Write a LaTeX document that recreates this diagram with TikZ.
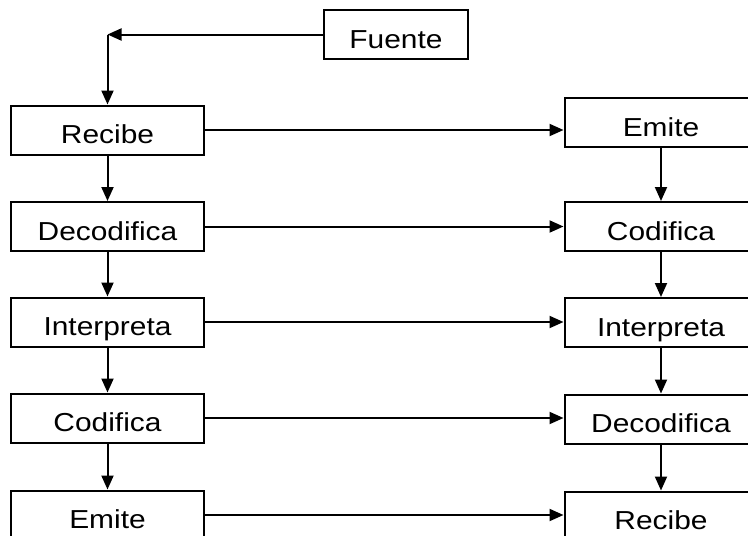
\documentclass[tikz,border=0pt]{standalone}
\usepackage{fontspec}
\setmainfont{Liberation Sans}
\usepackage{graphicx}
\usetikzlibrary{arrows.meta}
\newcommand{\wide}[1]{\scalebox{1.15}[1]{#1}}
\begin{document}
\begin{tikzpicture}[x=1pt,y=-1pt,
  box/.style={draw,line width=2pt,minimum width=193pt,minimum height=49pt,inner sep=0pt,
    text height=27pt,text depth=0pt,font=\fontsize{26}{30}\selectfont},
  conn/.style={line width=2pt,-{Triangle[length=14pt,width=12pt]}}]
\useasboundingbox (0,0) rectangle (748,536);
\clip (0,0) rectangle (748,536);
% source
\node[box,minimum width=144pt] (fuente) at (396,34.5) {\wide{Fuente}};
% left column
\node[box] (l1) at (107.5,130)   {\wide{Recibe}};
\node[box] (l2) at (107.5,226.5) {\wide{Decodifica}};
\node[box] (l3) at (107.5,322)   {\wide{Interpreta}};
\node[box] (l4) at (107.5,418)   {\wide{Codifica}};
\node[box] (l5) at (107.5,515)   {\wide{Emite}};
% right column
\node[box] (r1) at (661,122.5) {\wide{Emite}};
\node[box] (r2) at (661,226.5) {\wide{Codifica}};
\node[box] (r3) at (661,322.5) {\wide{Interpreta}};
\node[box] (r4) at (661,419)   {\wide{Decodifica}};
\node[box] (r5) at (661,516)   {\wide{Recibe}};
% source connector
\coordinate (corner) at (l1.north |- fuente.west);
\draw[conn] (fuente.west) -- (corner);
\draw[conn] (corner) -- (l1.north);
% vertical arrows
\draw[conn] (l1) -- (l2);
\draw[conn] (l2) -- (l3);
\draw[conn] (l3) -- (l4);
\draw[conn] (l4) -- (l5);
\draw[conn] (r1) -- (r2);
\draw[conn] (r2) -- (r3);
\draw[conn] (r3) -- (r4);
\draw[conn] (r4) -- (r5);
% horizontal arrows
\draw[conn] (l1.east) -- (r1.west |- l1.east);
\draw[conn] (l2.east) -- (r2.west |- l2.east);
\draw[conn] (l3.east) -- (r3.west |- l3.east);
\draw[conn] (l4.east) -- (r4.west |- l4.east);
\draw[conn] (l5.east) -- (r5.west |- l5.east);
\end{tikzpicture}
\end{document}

----------------------------------------

» **Task**
Output all of the data exactly as it stands, minus any images.

» **Output of the task**
Write a LaTeX document that recreates this diagram with TikZ.
\documentclass[tikz,border=0pt]{standalone}
\usepackage{fontspec}
\setmainfont{Liberation Sans}
\usepackage{graphicx}
\usetikzlibrary{arrows.meta}
\newcommand{\wide}[1]{\scalebox{1.15}[1]{#1}}
\begin{document}
\begin{tikzpicture}[x=1pt,y=-1pt,
  box/.style={draw,line width=2pt,minimum width=193pt,minimum height=49pt,inner sep=0pt,
    text height=27pt,text depth=0pt,font=\fontsize{26}{30}\selectfont},
  conn/.style={line width=2pt,-{Triangle[length=14pt,width=12pt]}}]
\useasboundingbox (0,0) rectangle (748,536);
\clip (0,0) rectangle (748,536);
% source
\node[box,minimum width=144pt] (fuente) at (396,34.5) {\wide{Fuente}};
% left column
\node[box] (l1) at (107.5,130)   {\wide{Recibe}};
\node[box] (l2) at (107.5,226.5) {\wide{Decodifica}};
\node[box] (l3) at (107.5,322)   {\wide{Interpreta}};
\node[box] (l4) at (107.5,418)   {\wide{Codifica}};
\node[box] (l5) at (107.5,515)   {\wide{Emite}};
% right column
\node[box] (r1) at (661,122.5) {\wide{Emite}};
\node[box] (r2) at (661,226.5) {\wide{Codifica}};
\node[box] (r3) at (661,322.5) {\wide{Interpreta}};
\node[box] (r4) at (661,419)   {\wide{Decodifica}};
\node[box] (r5) at (661,516)   {\wide{Recibe}};
% source connector
\coordinate (corner) at (l1.north |- fuente.west);
\draw[conn] (fuente.west) -- (corner);
\draw[conn] (corner) -- (l1.north);
% vertical arrows
\draw[conn] (l1) -- (l2);
\draw[conn] (l2) -- (l3);
\draw[conn] (l3) -- (l4);
\draw[conn] (l4) -- (l5);
\draw[conn] (r1) -- (r2);
\draw[conn] (r2) -- (r3);
\draw[conn] (r3) -- (r4);
\draw[conn] (r4) -- (r5);
% horizontal arrows
\draw[conn] (l1.east) -- (r1.west |- l1.east);
\draw[conn] (l2.east) -- (r2.west |- l2.east);
\draw[conn] (l3.east) -- (r3.west |- l3.east);
\draw[conn] (l4.east) -- (r4.west |- l4.east);
\draw[conn] (l5.east) -- (r5.west |- l5.east);
\end{tikzpicture}
\end{document}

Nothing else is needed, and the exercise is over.